Antonio Castoldi nasce a Brugherio il 19 maggio 1914. Domiciliato a Cernusco sul Naviglio in via Pietro da Cernusco (presso la "Curt da la treca"), nel 1943 era operaio presso la Pirelli di Sesto San Giovanni. Egli è stato tra i protagonisti degli scioperi di quell'anno che, iniziati a Torino il giorno 5, ripresero poi a Milano il giorno 24; scioperi che andavano ben oltre i motivi di malcontento economico, inserendosi in una precisa prospettiva politica: la fine della guerra e il crollo del fascismo.
Antonio Castoldi con la consorte Dina Pombi (1939)
Antonio Castoldi è stato uno dei 19 operai della Pirelli arrestati e processati per aver partecipato agli scioperi del marzo 1943, con questa imputazione: "Quali mobilitati per il servizio al lavoro alle dipendenze dello stabilimento ausiliario Pirelli di Milano Bicocca, in concorso tra loro, nei giorni 24 e 25 marzo 1943, ostacolavano il corso del lavoro sospendendo lo stesso per alcuni periodi di tempo protrattisi talvolta fino a due ore".
La mattina del 24 marzo 1943, Antonio Castoldi aveva trovato, presso il suo posto di lavoro, un pacco di fogli de "l'Unità" con una nota che lo invitava a diffonderli nel suo reparto prima che tutta la maestranza fosse entrata in fabbrica. I giornali erano stati certamente lasciati da un suo collega di lavoro, un comunista, che già da tempo aveva avvicinato il Castoldi e del quale il Nostro aveva cominciato a condividere le analisi politiche sulla situazione del Paese. Antonio Castoldi, senza essere pienamente cosciente del valore politico che avrebbe dovuto assumere quello sciopero, fece ciò che sentiva giusto e distribuì quei fogli, sui quali erano riportate richieste di aumenti salariali, di aumento delle razioni base di viveri e la proclamazione dello sciopero. Il giorno dopo, la sera del 25 marzo, si presentavano a casa sua un messo comunale e il maresciallo dei carabinieri con il mandato di cattura. Castoldi aveva 28 anni e lasciava moglie e due figli in giovane età.
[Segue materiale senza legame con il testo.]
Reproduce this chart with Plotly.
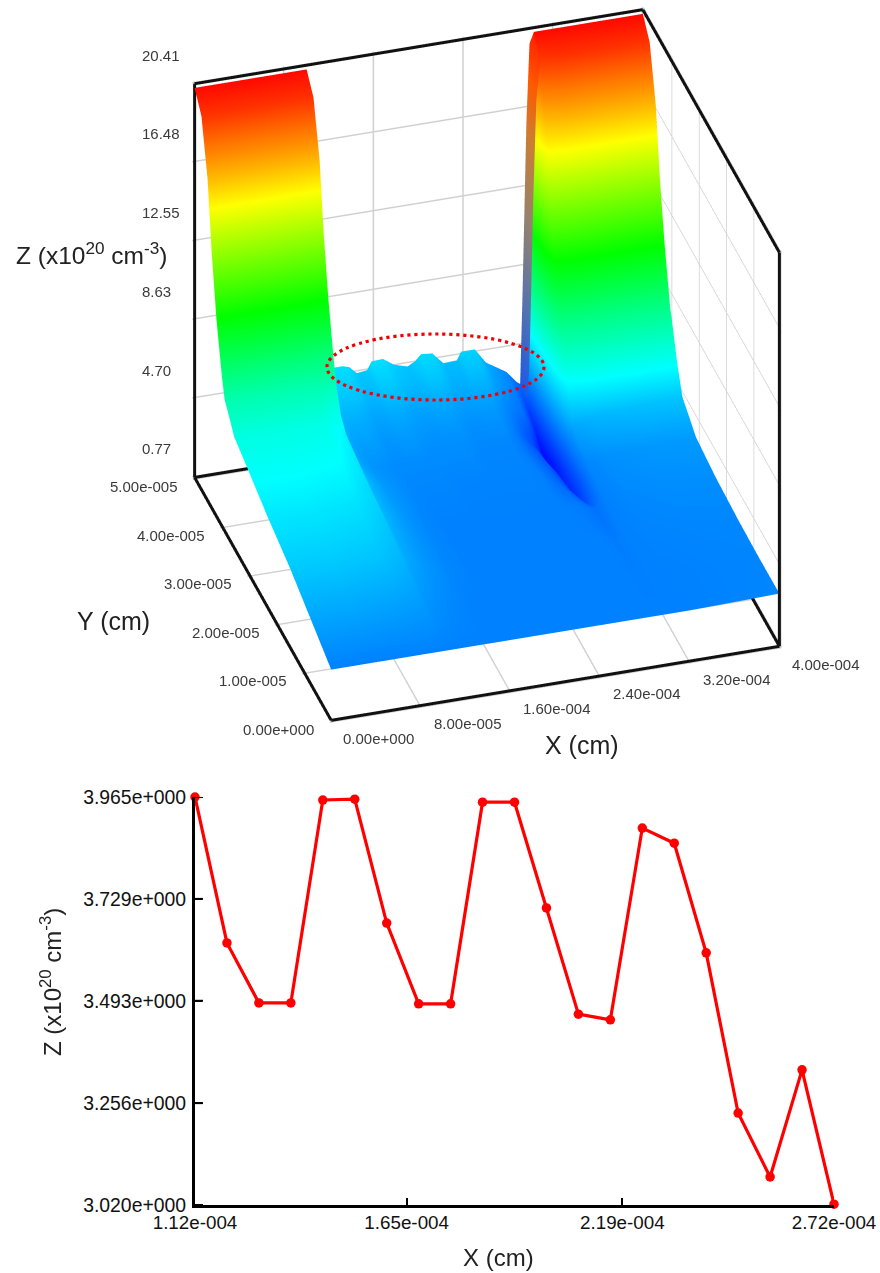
import plotly.graph_objects as go

W, H = 880, 1273

# ---------- 3D surface data (x in 1e-4 cm, y in 1e-5 cm, z in 1e20 cm-3) ----------
x_grid = [0, .4, .8, 1.0, 1.05, 1.224, 1.32, 1.38, 1.448, 1.54, 1.58, 1.68, 1.78, 1.9, 1.968, 2.02, 2.12,
          2.22, 2.34, 2.38, 2.50, 2.60, 2.784, 2.876, 2.908, 2.928, 2.946, 2.964, 2.992, 3.028, 3.2, 3.6, 4.0]
y_grid = [0, .75, 1.5, 2.35, 3.05, 3.55, 3.75, 3.9, 4.0, 4.2, 4.375, 4.525, 4.75, 5.0]

z_y000 = [3.3,3.3,3.3,3.3, 3.3, 3.3,3.3,3.3,3.3,3.3,3.3,3.3,3.3,3.3,3.3,3.3,3.3,3.3,3.3,3.3,3.3,3.3, 3.3,3.3,3.3,3.3,3.3,3.3,3.3,3.3,3.3,3.35,3.4]
z_y075 = [4.0,4.0,3.9,3.8, 3.65, 3.45,3.4,3.35,3.3,3.3,3.3,3.3,3.3,3.3,3.3,3.3,3.3,3.3,3.3,3.3,3.3,3.3, 3.3,3.28,3.25,3.25,3.25,3.25,3.25,3.28,3.3,3.35,3.38]
z_y150 = [4.7,4.7,4.6,4.3, 4.05, 3.7,3.55,3.45,3.4,3.35,3.3,3.3,3.3,3.3,3.3,3.3,3.3,3.3,3.3,3.3,3.3,3.3, 3.3,3.25,3.2,3.2,3.2,3.25,3.25,3.3,3.35,3.4,3.42]
z_y235 = [5.3,5.3,5.2,4.8, 4.3, 3.8,3.6,3.5,3.4,3.35,3.3,3.3,3.3,3.3,3.3,3.3,3.3,3.3,3.3,3.3,3.3,3.3, 3.2,3.05,3.0,3.0,3.05,3.1,3.2,3.3,3.45,3.55,3.55]
z_y305 = [5.9,5.9,5.8,5.2, 4.4, 3.8,3.65,3.55,3.45,3.4,3.4,3.4,3.4,3.35,3.35,3.35,3.35,3.35,3.35,3.35,3.35,3.3, 2.7,2.2,1.9,1.6,1.9,2.3,2.9,3.4,3.6,3.75,3.8]
z_y355 = [6.3,6.3,6.2,5.5, 4.2, 3.7,3.6,3.55,3.5,3.5,3.5,3.5,3.5,3.5,3.5,3.5,3.5,3.4,3.4,3.4,3.4,3.15, 2.5,1.9,1.6,1.4,1.7,2.3,3.3,4.0,4.3,4.5,4.6]
z_y375 = [6.9,6.9,6.8,6.0, 4.15, 3.75,3.75,3.7,3.6,3.6,3.65,3.65,3.55,3.55,3.55,3.55,3.55,3.45,3.45,3.45,3.45,3.15, 2.4,1.6,1.2,1.1,1.5,2.6,4.3,5.5,5.9,5.9,5.9]
z_y390 = [7.3,7.3,7.3,7.0, 4.2, 3.85,3.85,3.8,3.65,3.7,3.75,3.75,3.65,3.6,3.65,3.65,3.65,3.5,3.5,3.55,3.55,3.2, 2.3,1.4,1.05,1.0,1.6,3.2,5.3,6.9,7.2,7.2,7.2]
z_y400 = [8.2,8.2,8.2,8.0, 4.2, 3.95,3.95,3.85,3.7,3.75,3.8,3.8,3.7,3.65,3.7,3.7,3.7,3.55,3.55,3.6,3.6,3.25, 2.2,1.3,1.0,.9,1.8,4.0,6.2,7.7,8.0,8.0,8.0]
z_y420 = [10.6,10.6,10.6,10.6, 4.3, 4.1,4.1,4.0,3.85,3.9,4.0,4.0,3.85,3.8,3.85,3.9,3.85,3.7,3.7,3.75,3.75,3.4, 2.5,1.6,1.15,1.0,2.6,5.0,8.0,10.2,10.6,10.6,10.6]
z_y437 = [13.5,13.5,13.5,13.5, 4.4, 4.3,4.3,4.2,4.0,4.05,4.2,4.2,4.0,3.95,4.0,4.1,4.05,3.85,3.85,3.95,3.95,3.55, 2.95,2.0,1.4,1.2,3.2,6.5,10.5,13.0,13.5,13.5,13.5]
z_y452 = [16.8,16.8,16.8,16.8, 4.5, 4.55,4.55,4.45,4.2,4.25,4.45,4.5,4.25,4.15,4.25,4.4,4.35,4.05,4.05,4.2,4.2,3.75, 3.1,2.2,1.7,1.5,4.0,8.0,13.0,16.0,16.8,16.8,16.8]
z_y475 = [19.4,19.4,19.4,19.4, 4.7, 4.85,4.85,4.75,4.45,4.5,4.8,4.85,4.55,4.4,4.55,4.75,4.7,4.3,4.3,4.55,4.55,3.95, 3.3,2.5,2.1,2.0,5.0,10.0,16.0,19.0,19.4,19.4,19.4]
z_y500 = [20.2,20.2,20.2,20.2, 4.9, 5.09,5.1,5.0,4.63,4.7,5.1,5.13,4.75,4.55,4.75,5.05,5.0,4.42,4.45,4.85,4.85,4.1, 3.46,2.87,2.74,6.9,11.3,15.8,19.7,20.2,20.2,20.2,20.2]
z_rows = [z_y000, z_y075, z_y150, z_y235, z_y305, z_y355, z_y375, z_y390, z_y400, z_y420, z_y437, z_y452, z_y475, z_y500]
assert all(len(r) == len(x_grid) for r in z_rows)

# shaded inner face of the right wall (drawn just in front of the main sheet)
side_x = [2.90, 2.92, 2.938, 2.956, 2.984, 3.02]
side_y = [4.73, 4.98]
side_z_front = [2.74, 4.0, 8.0, 12.5, 17.5, 19.4]
side_z_back = [2.74, 6.9, 11.3, 15.8, 19.7, 20.2]
side_scale = [[0, "rgb(30,90,235)"], [.1, "rgb(30,90,230)"], [.31, "rgb(85,115,175)"], [.53, "rgb(150,130,110)"],
              [.74, "rgb(205,125,50)"], [.88, "rgb(255,90,0)"], [1, "rgb(255,30,0)"]]

z_min, z_max = 0.77, 20.41
x_max, y_max = 4.0, 5.0
x_ticks = [0, .8, 1.6, 2.4, 3.2, 4.0]
x_tick_text = ["0.00e+000", "8.00e-005", "1.60e-004", "2.40e-004", "3.20e-004", "4.00e-004"]
y_ticks = [0, 1, 2, 3, 4, 5]
y_tick_text = ["0.00e+000", "1.00e-005", "2.00e-005", "3.00e-005", "4.00e-005", "5.00e-005"]
z_ticks = [0.77, 4.70, 8.63, 12.55, 16.48, 20.41]
z_tick_text = ["0.77", "4.70", "8.63", "12.55", "16.48", "20.41"]

# ---------- line chart data ----------
line_x = [1.12e-4, 1.20e-4, 1.28e-4, 1.36e-4, 1.44e-4, 1.52e-4, 1.60e-4, 1.68e-4, 1.76e-4, 1.84e-4, 1.92e-4,
          2.00e-4, 2.08e-4, 2.16e-4, 2.24e-4, 2.32e-4, 2.40e-4, 2.48e-4, 2.56e-4, 2.64e-4, 2.72e-4]
line_z = [3.965, 3.627, 3.488, 3.488, 3.958, 3.960, 3.673, 3.486, 3.486, 3.953, 3.953,
          3.708, 3.462, 3.449, 3.893, 3.858, 3.604, 3.233, 3.085, 3.333, 3.022]
line_x_ticks = [1.12e-4, 1.65e-4, 2.19e-4, 2.72e-4]
line_x_text = ["1.12e-004", "1.65e-004", "2.19e-004", "2.72e-004"]
line_y_ticks = [3.020, 3.256, 3.493, 3.729, 3.965]
line_y_text = ["3.020e+000", "3.256e+000", "3.493e+000", "3.729e+000", "3.965e+000"]

FONT = "Liberation Sans"
rainbow = [[0, "rgb(0,0,255)"], [.25, "rgb(0,255,255)"], [.5, "rgb(0,255,0)"], [.75, "rgb(255,255,0)"], [1, "rgb(255,0,0)"]]
flat = dict(ambient=1, diffuse=0, specular=0, roughness=1, fresnel=0)

fig = go.Figure()
fig.add_trace(go.Surface(x=x_grid, y=y_grid, z=z_rows, colorscale=rainbow, cmin=z_min, cmax=z_max, showscale=False,
                         lighting=flat, hoverinfo="skip"))
fig.add_trace(go.Surface(x=side_x, y=side_y, z=[side_z_front, side_z_back], colorscale=side_scale, cmin=z_min, cmax=z_max,
                         showscale=False, lighting=flat, hoverinfo="skip"))

# box frame edges
edges = [
    ([0, 0], [y_max, y_max], [z_min, z_max]),
    ([0, x_max], [y_max, y_max], [z_max, z_max]),
    ([x_max, x_max], [y_max, 0], [z_max, z_max]),
    ([x_max, x_max], [0, 0], [z_max, z_min]),
    ([0, 0], [y_max, 0], [z_min, z_min]),
    ([0, x_max], [0, 0], [z_min, z_min]),
    ([x_max, x_max], [y_max, 0], [z_min, z_min]),
    ([0, x_max], [y_max, y_max], [z_min, z_min]),
]
for ex, ey, ez in edges:
    fig.add_trace(go.Scatter3d(x=ex, y=ey, z=ez, mode="lines", line=dict(color="#111111", width=6),
                               hoverinfo="skip", showlegend=False))

# line chart
fig.add_trace(go.Scatter(x=line_x, y=line_z, mode="lines+markers", cliponaxis=False,
                         line=dict(color="rgb(255,0,0)", width=3.2), marker=dict(color="rgb(255,0,0)", size=9.5),
                         xaxis="x", yaxis="y", showlegend=False, hoverinfo="skip"))

tick_font = dict(family=FONT, size=15, color="#3a3a3a")
ann3d = []
for v, t in zip(z_ticks, z_tick_text):
    ann3d.append(dict(x=0, y=y_max, z=v, text=t, showarrow=False, xanchor="left", yanchor="middle",
                      xshift=-55, yshift=28.5, font=tick_font))
for v, t in zip(y_ticks, y_tick_text):
    ann3d.append(dict(x=0, y=v, z=z_min, text=t, showarrow=False, xanchor="right", yanchor="middle",
                      xshift=-15, yshift=-9, font=tick_font))
for v, t in zip(x_ticks, x_tick_text):
    ann3d.append(dict(x=v, y=0, z=z_min, text=t, showarrow=False, xanchor="center", yanchor="middle",
                      xshift=47, yshift=-18, font=tick_font))

def axis3d(rng, pad, ticks):
    return dict(range=[rng[0] - pad, rng[1] + pad], tickmode="array", tickvals=ticks, showticklabels=False,
                title=dict(text=""), showgrid=True, gridcolor="rgb(208,208,208)", gridwidth=3, showline=False,
                zeroline=False, showbackground=False, showspikes=False, ticks="")

# inner tick marks of the line chart's y axis
y_tick_shapes = [dict(type="line", xref="x domain", yref="y", x0=0, x1=8 / 639, y0=v, y1=v,
                      line=dict(color="black", width=2), layer="above") for v in line_y_ticks]

cx, cy = 487, 365
half_w, half_h = 393, 365
box_scale = 1.294
fig.update_layout(
    width=W, height=H, margin=dict(l=0, r=0, t=0, b=0, autoexpand=False), paper_bgcolor="white", plot_bgcolor="white",
    showlegend=False,
    scene=dict(
        domain=dict(x=[(cx - half_w) / W, (cx + half_w) / W], y=[1 - (cy + half_h) / H, 1 - (cy - half_h) / H]),
        aspectmode="manual", aspectratio=dict(x=box_scale, y=box_scale, z=box_scale),
        xaxis=axis3d([0, x_max], .016, x_ticks), yaxis=axis3d([0, y_max], .02, y_ticks),
        zaxis=axis3d([z_min, z_max], .08, z_ticks),
        camera=dict(projection=dict(type="orthographic"), center=dict(x=0, y=0, z=0), up=dict(x=0, y=0, z=1),
                    eye=dict(x=-0.245 * 2, y=-0.804 * 2, z=0.542 * 2)),
        annotations=ann3d,
    ),
    xaxis=dict(domain=[195 / W, 834 / W], range=[1.12e-4, 2.72e-4], tickmode="array", tickvals=line_x_ticks,
               ticktext=line_x_text, ticks="inside", ticklen=7, tickwidth=2, tickcolor="black", showline=True,
               linecolor="black", linewidth=3, showgrid=False, zeroline=False, ticklabelstandoff=-2,
               tickfont=dict(family=FONT, size=18.8, color="#111111"), anchor="y"),
    yaxis=dict(domain=[1 - 1205 / H, 1 - 797 / H], range=[3.02, 3.965], tickmode="array", tickvals=line_y_ticks,
               ticktext=line_y_text, ticks="inside", ticklen=7, tickwidth=2, tickcolor="black", showline=True,
               linecolor="black", linewidth=3, showgrid=False, zeroline=False, ticklabelstandoff=2,
               tickfont=dict(family=FONT, size=19.4, color="#111111"), anchor="x"),
    shapes=[dict(type="circle", xref="paper", yref="paper", x0=327 / W, x1=544 / W, y0=1 - 400 / H, y1=1 - 334 / H,
                 line=dict(color="rgb(240,0,0)", width=3.2, dash="3.2px,3.8px"), layer="above")] + y_tick_shapes,
)

def title(px, py, text, size=24, angle=0, xanchor="left"):
    fig.add_annotation(x=px / W, y=1 - py / H, xref="paper", yref="paper", text=text, showarrow=False,
                       xanchor=xanchor, yanchor="middle", textangle=angle,
                       font=dict(family=FONT, size=size, color="#222222"))

z_title = "Z (x10<sup>20</sup> cm<sup>-3</sup>)"
title(14, 253, z_title, 24.5)
title(75, 621, "Y (cm)", 25)
title(543, 745, "X (cm)", 25)
title(498, 1257, "X (cm)", 24, xanchor="center")
title(51, 982, z_title, 24, angle=-90, xanchor="center")

fig.write_html("out.html", config={"displayModeBar": False},
               post_script="document.body.style.margin='0';document.body.style.overflow='hidden';")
Tessera Associazione Nazionale Perseguitati Politici Antifascisti
Rinchiuso a San Vittore, più volte interrogato e picchiato, vi rimase per tre mesi; periodo durante il quale venne a contatto con diversi prigionieri politici, di alcuni dei quali subì il fascino della levatura culturale. Il processo, militare e a porte chiuse, si tenne a Milano e si protrasse per una settimana. Dei 19 operai della Pirelli arrestati, solo lui e Alfredo Ciceri vennero condannati: Castoldi ebbe la pena di un anno e tre mesi di reclusione, con la condizionale. Le prove del suo reato erano basate sulle testimonianze di un ingegnere e di un operaio della Pirelli.
Dopo questa sentenza, il Castoldi ebbe vita difficile alla Pirelli: dovette, infatti, abbandonare il lavoro e vivere di espedienti cercando di sfuggire all'odio dei fascisti. Entrato, poi, nella 107a Brigata Garibaldi "Libero Temolo" (un assistente della Pirelli fucilato a Piazzale Loreto) fu protagonista dell'insurrezione armata e della Liberazione di Sesto San Giovanni.
Con la rinascita della democrazia, Castoldi ricoprì per alcuni anni la carica di segretario politico della sezione del PCI di Cernusco.